• **Data provided**
== == ==

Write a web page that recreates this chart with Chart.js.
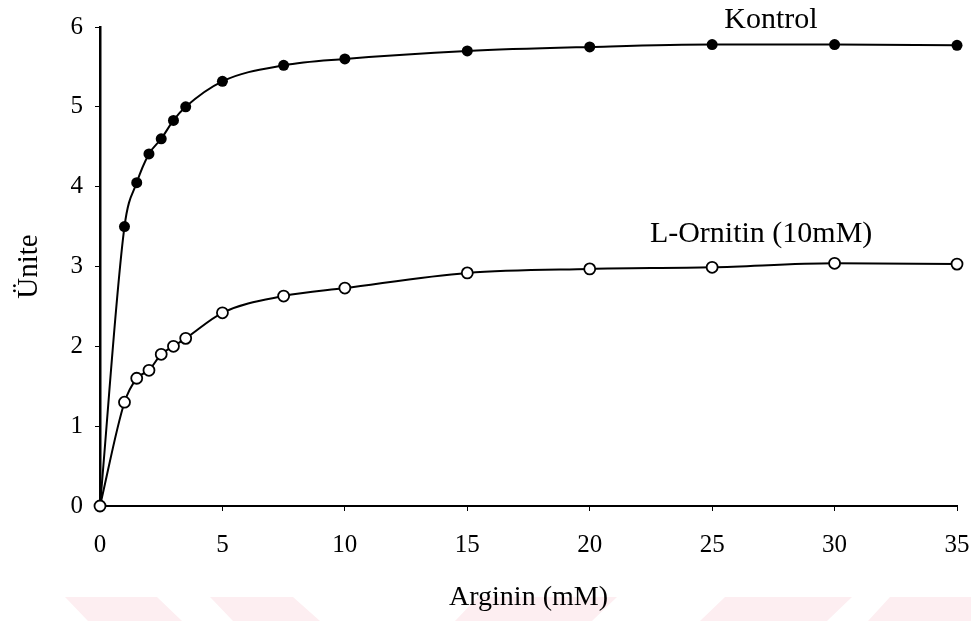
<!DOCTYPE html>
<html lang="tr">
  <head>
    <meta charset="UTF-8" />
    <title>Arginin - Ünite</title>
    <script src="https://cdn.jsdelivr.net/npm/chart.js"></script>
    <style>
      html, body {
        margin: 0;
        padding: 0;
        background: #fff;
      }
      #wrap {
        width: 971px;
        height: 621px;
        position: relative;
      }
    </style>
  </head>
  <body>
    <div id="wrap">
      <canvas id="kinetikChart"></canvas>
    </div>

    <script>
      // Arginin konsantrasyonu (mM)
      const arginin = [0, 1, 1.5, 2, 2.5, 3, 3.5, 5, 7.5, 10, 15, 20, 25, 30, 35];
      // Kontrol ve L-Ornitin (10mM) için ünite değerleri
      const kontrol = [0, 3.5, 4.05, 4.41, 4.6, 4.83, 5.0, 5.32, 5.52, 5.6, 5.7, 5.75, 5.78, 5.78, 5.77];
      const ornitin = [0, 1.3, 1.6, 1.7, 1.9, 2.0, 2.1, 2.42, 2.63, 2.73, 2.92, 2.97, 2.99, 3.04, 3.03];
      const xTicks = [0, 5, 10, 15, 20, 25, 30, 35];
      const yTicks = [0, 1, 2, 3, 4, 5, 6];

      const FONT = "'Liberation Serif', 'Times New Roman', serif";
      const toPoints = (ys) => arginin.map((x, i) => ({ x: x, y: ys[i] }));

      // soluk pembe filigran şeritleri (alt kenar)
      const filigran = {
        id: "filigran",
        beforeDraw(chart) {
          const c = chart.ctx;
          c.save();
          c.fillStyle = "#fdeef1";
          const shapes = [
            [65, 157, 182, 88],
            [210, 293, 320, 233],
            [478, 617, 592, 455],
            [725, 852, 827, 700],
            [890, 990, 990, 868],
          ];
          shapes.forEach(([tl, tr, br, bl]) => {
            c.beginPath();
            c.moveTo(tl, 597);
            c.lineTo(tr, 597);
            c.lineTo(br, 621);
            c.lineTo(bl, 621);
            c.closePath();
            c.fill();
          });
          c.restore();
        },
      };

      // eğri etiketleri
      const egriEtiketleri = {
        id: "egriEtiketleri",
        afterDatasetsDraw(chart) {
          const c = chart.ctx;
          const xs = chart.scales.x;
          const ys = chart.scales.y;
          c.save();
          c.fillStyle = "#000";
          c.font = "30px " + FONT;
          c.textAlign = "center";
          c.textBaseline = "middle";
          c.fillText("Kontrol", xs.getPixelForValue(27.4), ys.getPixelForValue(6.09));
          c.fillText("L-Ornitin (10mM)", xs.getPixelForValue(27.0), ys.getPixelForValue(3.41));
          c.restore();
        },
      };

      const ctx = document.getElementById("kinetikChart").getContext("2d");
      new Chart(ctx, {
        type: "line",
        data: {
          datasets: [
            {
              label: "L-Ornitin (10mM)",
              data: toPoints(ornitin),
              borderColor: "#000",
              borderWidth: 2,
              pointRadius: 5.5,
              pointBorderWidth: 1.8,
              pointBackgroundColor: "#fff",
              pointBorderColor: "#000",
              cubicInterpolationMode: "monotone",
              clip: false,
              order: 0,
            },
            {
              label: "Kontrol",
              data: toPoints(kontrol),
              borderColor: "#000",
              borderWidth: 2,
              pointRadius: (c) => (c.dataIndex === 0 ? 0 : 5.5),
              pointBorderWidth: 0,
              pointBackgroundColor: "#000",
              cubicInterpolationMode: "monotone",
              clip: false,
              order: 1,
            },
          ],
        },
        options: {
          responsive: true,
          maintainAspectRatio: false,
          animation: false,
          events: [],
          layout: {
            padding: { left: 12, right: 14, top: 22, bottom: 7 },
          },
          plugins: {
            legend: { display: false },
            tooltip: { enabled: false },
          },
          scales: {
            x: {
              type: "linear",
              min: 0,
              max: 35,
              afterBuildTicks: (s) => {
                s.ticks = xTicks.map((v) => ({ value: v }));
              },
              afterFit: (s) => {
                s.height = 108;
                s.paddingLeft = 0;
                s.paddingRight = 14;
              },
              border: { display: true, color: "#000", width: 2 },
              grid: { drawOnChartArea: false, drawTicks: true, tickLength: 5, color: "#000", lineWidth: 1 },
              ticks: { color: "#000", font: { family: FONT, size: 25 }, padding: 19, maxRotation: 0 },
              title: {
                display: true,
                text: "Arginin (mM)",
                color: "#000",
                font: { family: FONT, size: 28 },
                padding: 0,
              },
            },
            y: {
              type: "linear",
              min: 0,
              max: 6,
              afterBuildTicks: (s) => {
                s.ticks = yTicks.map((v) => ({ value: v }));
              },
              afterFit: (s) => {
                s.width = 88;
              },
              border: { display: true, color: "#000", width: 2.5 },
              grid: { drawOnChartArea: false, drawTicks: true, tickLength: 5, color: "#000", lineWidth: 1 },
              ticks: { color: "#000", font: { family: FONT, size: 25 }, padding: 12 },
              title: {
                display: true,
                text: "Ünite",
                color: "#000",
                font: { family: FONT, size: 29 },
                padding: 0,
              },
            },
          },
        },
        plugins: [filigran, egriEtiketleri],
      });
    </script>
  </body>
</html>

== == ==

• **Given request**
Restate the full listing verbatim and drop every picture.

• **Result of this task**
Write a web page that recreates this chart with Chart.js.
<!DOCTYPE html>
<html lang="tr">
  <head>
    <meta charset="UTF-8" />
    <title>Arginin - Ünite</title>
    <script src="https://cdn.jsdelivr.net/npm/chart.js"></script>
    <style>
      html, body {
        margin: 0;
        padding: 0;
        background: #fff;
      }
      #wrap {
        width: 971px;
        height: 621px;
        position: relative;
      }
    </style>
  </head>
  <body>
    <div id="wrap">
      <canvas id="kinetikChart"></canvas>
    </div>

    <script>
      // Arginin konsantrasyonu (mM)
      const arginin = [0, 1, 1.5, 2, 2.5, 3, 3.5, 5, 7.5, 10, 15, 20, 25, 30, 35];
      // Kontrol ve L-Ornitin (10mM) için ünite değerleri
      const kontrol = [0, 3.5, 4.05, 4.41, 4.6, 4.83, 5.0, 5.32, 5.52, 5.6, 5.7, 5.75, 5.78, 5.78, 5.77];
      const ornitin = [0, 1.3, 1.6, 1.7, 1.9, 2.0, 2.1, 2.42, 2.63, 2.73, 2.92, 2.97, 2.99, 3.04, 3.03];
      const xTicks = [0, 5, 10, 15, 20, 25, 30, 35];
      const yTicks = [0, 1, 2, 3, 4, 5, 6];

      const FONT = "'Liberation Serif', 'Times New Roman', serif";
      const toPoints = (ys) => arginin.map((x, i) => ({ x: x, y: ys[i] }));

      // soluk pembe filigran şeritleri (alt kenar)
      const filigran = {
        id: "filigran",
        beforeDraw(chart) {
          const c = chart.ctx;
          c.save();
          c.fillStyle = "#fdeef1";
          const shapes = [
            [65, 157, 182, 88],
            [210, 293, 320, 233],
            [478, 617, 592, 455],
            [725, 852, 827, 700],
            [890, 990, 990, 868],
          ];
          shapes.forEach(([tl, tr, br, bl]) => {
            c.beginPath();
            c.moveTo(tl, 597);
            c.lineTo(tr, 597);
            c.lineTo(br, 621);
            c.lineTo(bl, 621);
            c.closePath();
            c.fill();
          });
          c.restore();
        },
      };

      // eğri etiketleri
      const egriEtiketleri = {
        id: "egriEtiketleri",
        afterDatasetsDraw(chart) {
          const c = chart.ctx;
          const xs = chart.scales.x;
          const ys = chart.scales.y;
          c.save();
          c.fillStyle = "#000";
          c.font = "30px " + FONT;
          c.textAlign = "center";
          c.textBaseline = "middle";
          c.fillText("Kontrol", xs.getPixelForValue(27.4), ys.getPixelForValue(6.09));
          c.fillText("L-Ornitin (10mM)", xs.getPixelForValue(27.0), ys.getPixelForValue(3.41));
          c.restore();
        },
      };

      const ctx = document.getElementById("kinetikChart").getContext("2d");
      new Chart(ctx, {
        type: "line",
        data: {
          datasets: [
            {
              label: "L-Ornitin (10mM)",
              data: toPoints(ornitin),
              borderColor: "#000",
              borderWidth: 2,
              pointRadius: 5.5,
              pointBorderWidth: 1.8,
              pointBackgroundColor: "#fff",
              pointBorderColor: "#000",
              cubicInterpolationMode: "monotone",
              clip: false,
              order: 0,
            },
            {
              label: "Kontrol",
              data: toPoints(kontrol),
              borderColor: "#000",
              borderWidth: 2,
              pointRadius: (c) => (c.dataIndex === 0 ? 0 : 5.5),
              pointBorderWidth: 0,
              pointBackgroundColor: "#000",
              cubicInterpolationMode: "monotone",
              clip: false,
              order: 1,
            },
          ],
        },
        options: {
          responsive: true,
          maintainAspectRatio: false,
          animation: false,
          events: [],
          layout: {
            padding: { left: 12, right: 14, top: 22, bottom: 7 },
          },
          plugins: {
            legend: { display: false },
            tooltip: { enabled: false },
          },
          scales: {
            x: {
              type: "linear",
              min: 0,
              max: 35,
              afterBuildTicks: (s) => {
                s.ticks = xTicks.map((v) => ({ value: v }));
              },
              afterFit: (s) => {
                s.height = 108;
                s.paddingLeft = 0;
                s.paddingRight = 14;
              },
              border: { display: true, color: "#000", width: 2 },
              grid: { drawOnChartArea: false, drawTicks: true, tickLength: 5, color: "#000", lineWidth: 1 },
              ticks: { color: "#000", font: { family: FONT, size: 25 }, padding: 19, maxRotation: 0 },
              title: {
                display: true,
                text: "Arginin (mM)",
                color: "#000",
                font: { family: FONT, size: 28 },
                padding: 0,
              },
            },
            y: {
              type: "linear",
              min: 0,
              max: 6,
              afterBuildTicks: (s) => {
                s.ticks = yTicks.map((v) => ({ value: v }));
              },
              afterFit: (s) => {
                s.width = 88;
              },
              border: { display: true, color: "#000", width: 2.5 },
              grid: { drawOnChartArea: false, drawTicks: true, tickLength: 5, color: "#000", lineWidth: 1 },
              ticks: { color: "#000", font: { family: FONT, size: 25 }, padding: 12 },
              title: {
                display: true,
                text: "Ünite",
                color: "#000",
                font: { family: FONT, size: 29 },
                padding: 0,
              },
            },
          },
        },
        plugins: [filigran, egriEtiketleri],
      });
    </script>
  </body>
</html>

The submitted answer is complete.